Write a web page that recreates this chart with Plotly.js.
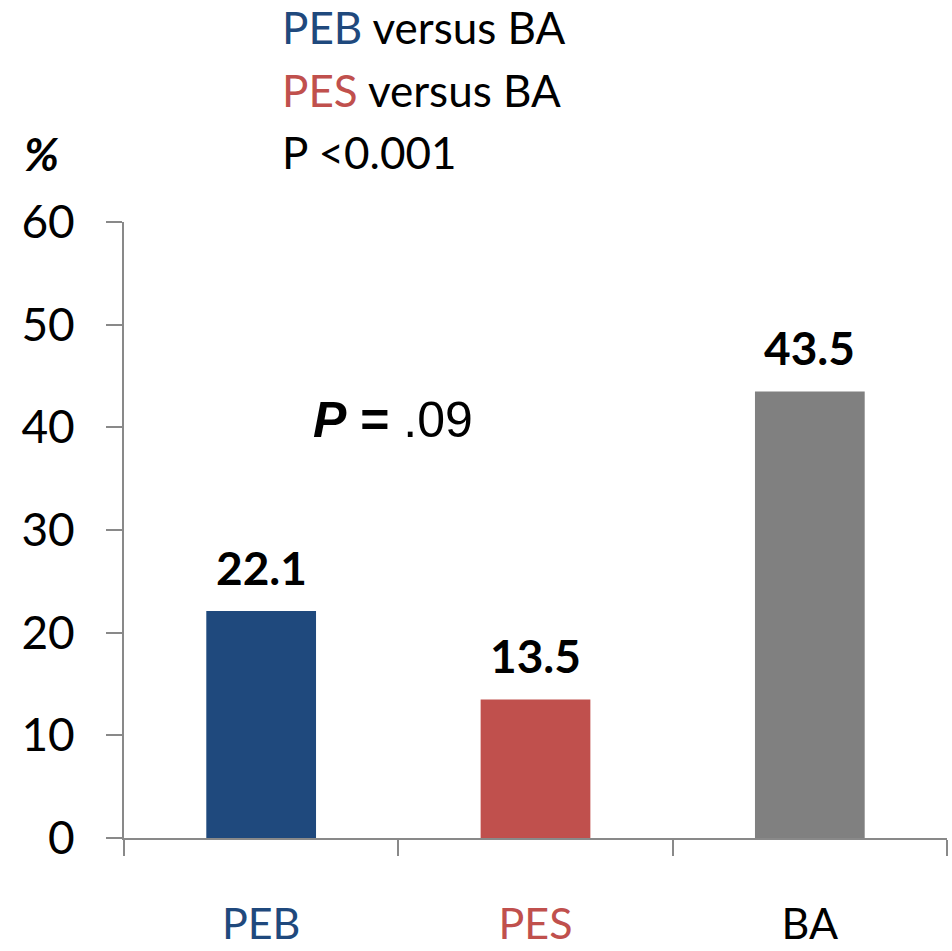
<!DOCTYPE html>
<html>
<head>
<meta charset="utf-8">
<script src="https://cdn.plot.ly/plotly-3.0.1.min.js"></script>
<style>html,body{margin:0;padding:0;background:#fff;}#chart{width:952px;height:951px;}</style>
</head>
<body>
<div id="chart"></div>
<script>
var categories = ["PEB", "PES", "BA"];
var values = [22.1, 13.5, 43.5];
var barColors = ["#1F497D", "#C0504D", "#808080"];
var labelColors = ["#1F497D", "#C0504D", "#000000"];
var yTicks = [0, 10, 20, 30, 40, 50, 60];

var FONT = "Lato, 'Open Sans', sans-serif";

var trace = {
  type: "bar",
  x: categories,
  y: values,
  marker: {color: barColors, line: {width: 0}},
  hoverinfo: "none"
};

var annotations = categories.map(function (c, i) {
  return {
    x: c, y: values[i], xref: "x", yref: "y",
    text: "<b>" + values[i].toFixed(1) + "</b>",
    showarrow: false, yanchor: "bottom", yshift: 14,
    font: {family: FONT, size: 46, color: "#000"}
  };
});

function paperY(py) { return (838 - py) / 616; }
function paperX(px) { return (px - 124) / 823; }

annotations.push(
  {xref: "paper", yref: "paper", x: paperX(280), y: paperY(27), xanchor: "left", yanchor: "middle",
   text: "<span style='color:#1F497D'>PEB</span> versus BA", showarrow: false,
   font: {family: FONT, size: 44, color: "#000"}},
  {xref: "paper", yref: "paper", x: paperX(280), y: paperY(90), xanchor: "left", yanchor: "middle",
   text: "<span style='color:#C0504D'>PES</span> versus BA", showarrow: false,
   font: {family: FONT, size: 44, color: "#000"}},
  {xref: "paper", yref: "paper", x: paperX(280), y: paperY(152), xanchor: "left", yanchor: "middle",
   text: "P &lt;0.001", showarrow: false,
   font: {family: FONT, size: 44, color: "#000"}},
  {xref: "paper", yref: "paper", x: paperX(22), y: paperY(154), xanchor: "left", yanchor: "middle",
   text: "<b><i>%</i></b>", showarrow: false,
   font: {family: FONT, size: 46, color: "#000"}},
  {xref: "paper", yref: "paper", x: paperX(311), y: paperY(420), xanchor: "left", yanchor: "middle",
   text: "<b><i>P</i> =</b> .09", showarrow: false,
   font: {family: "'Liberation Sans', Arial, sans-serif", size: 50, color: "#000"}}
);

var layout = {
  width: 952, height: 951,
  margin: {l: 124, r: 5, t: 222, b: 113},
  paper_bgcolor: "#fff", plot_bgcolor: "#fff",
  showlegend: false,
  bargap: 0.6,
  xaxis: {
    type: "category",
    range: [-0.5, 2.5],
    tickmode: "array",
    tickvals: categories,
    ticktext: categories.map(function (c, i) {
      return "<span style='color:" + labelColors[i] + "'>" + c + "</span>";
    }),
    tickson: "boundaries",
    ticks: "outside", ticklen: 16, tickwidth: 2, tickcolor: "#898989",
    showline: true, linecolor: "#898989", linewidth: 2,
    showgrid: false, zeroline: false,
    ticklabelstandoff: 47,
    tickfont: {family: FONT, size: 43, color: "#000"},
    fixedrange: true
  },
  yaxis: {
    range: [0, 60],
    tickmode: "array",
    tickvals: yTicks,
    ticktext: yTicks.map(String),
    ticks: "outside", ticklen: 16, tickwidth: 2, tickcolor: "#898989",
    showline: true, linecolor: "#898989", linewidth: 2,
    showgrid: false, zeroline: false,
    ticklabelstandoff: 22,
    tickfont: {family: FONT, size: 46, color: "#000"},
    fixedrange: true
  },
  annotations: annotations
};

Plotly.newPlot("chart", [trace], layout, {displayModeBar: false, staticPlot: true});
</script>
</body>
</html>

○ ○ ○ ○ ○ ○ ○

Return the material word for word. Pictures are not part of the copy.

Write a web page that recreates this chart with Plotly.js.
<!DOCTYPE html>
<html>
<head>
<meta charset="utf-8">
<script src="https://cdn.plot.ly/plotly-3.0.1.min.js"></script>
<style>html,body{margin:0;padding:0;background:#fff;}#chart{width:952px;height:951px;}</style>
</head>
<body>
<div id="chart"></div>
<script>
var categories = ["PEB", "PES", "BA"];
var values = [22.1, 13.5, 43.5];
var barColors = ["#1F497D", "#C0504D", "#808080"];
var labelColors = ["#1F497D", "#C0504D", "#000000"];
var yTicks = [0, 10, 20, 30, 40, 50, 60];

var FONT = "Lato, 'Open Sans', sans-serif";

var trace = {
  type: "bar",
  x: categories,
  y: values,
  marker: {color: barColors, line: {width: 0}},
  hoverinfo: "none"
};

var annotations = categories.map(function (c, i) {
  return {
    x: c, y: values[i], xref: "x", yref: "y",
    text: "<b>" + values[i].toFixed(1) + "</b>",
    showarrow: false, yanchor: "bottom", yshift: 14,
    font: {family: FONT, size: 46, color: "#000"}
  };
});

function paperY(py) { return (838 - py) / 616; }
function paperX(px) { return (px - 124) / 823; }

annotations.push(
  {xref: "paper", yref: "paper", x: paperX(280), y: paperY(27), xanchor: "left", yanchor: "middle",
   text: "<span style='color:#1F497D'>PEB</span> versus BA", showarrow: false,
   font: {family: FONT, size: 44, color: "#000"}},
  {xref: "paper", yref: "paper", x: paperX(280), y: paperY(90), xanchor: "left", yanchor: "middle",
   text: "<span style='color:#C0504D'>PES</span> versus BA", showarrow: false,
   font: {family: FONT, size: 44, color: "#000"}},
  {xref: "paper", yref: "paper", x: paperX(280), y: paperY(152), xanchor: "left", yanchor: "middle",
   text: "P &lt;0.001", showarrow: false,
   font: {family: FONT, size: 44, color: "#000"}},
  {xref: "paper", yref: "paper", x: paperX(22), y: paperY(154), xanchor: "left", yanchor: "middle",
   text: "<b><i>%</i></b>", showarrow: false,
   font: {family: FONT, size: 46, color: "#000"}},
  {xref: "paper", yref: "paper", x: paperX(311), y: paperY(420), xanchor: "left", yanchor: "middle",
   text: "<b><i>P</i> =</b> .09", showarrow: false,
   font: {family: "'Liberation Sans', Arial, sans-serif", size: 50, color: "#000"}}
);

var layout = {
  width: 952, height: 951,
  margin: {l: 124, r: 5, t: 222, b: 113},
  paper_bgcolor: "#fff", plot_bgcolor: "#fff",
  showlegend: false,
  bargap: 0.6,
  xaxis: {
    type: "category",
    range: [-0.5, 2.5],
    tickmode: "array",
    tickvals: categories,
    ticktext: categories.map(function (c, i) {
      return "<span style='color:" + labelColors[i] + "'>" + c + "</span>";
    }),
    tickson: "boundaries",
    ticks: "outside", ticklen: 16, tickwidth: 2, tickcolor: "#898989",
    showline: true, linecolor: "#898989", linewidth: 2,
    showgrid: false, zeroline: false,
    ticklabelstandoff: 47,
    tickfont: {family: FONT, size: 43, color: "#000"},
    fixedrange: true
  },
  yaxis: {
    range: [0, 60],
    tickmode: "array",
    tickvals: yTicks,
    ticktext: yTicks.map(String),
    ticks: "outside", ticklen: 16, tickwidth: 2, tickcolor: "#898989",
    showline: true, linecolor: "#898989", linewidth: 2,
    showgrid: false, zeroline: false,
    ticklabelstandoff: 22,
    tickfont: {family: FONT, size: 46, color: "#000"},
    fixedrange: true
  },
  annotations: annotations
};

Plotly.newPlot("chart", [trace], layout, {displayModeBar: false, staticPlot: true});
</script>
</body>
</html>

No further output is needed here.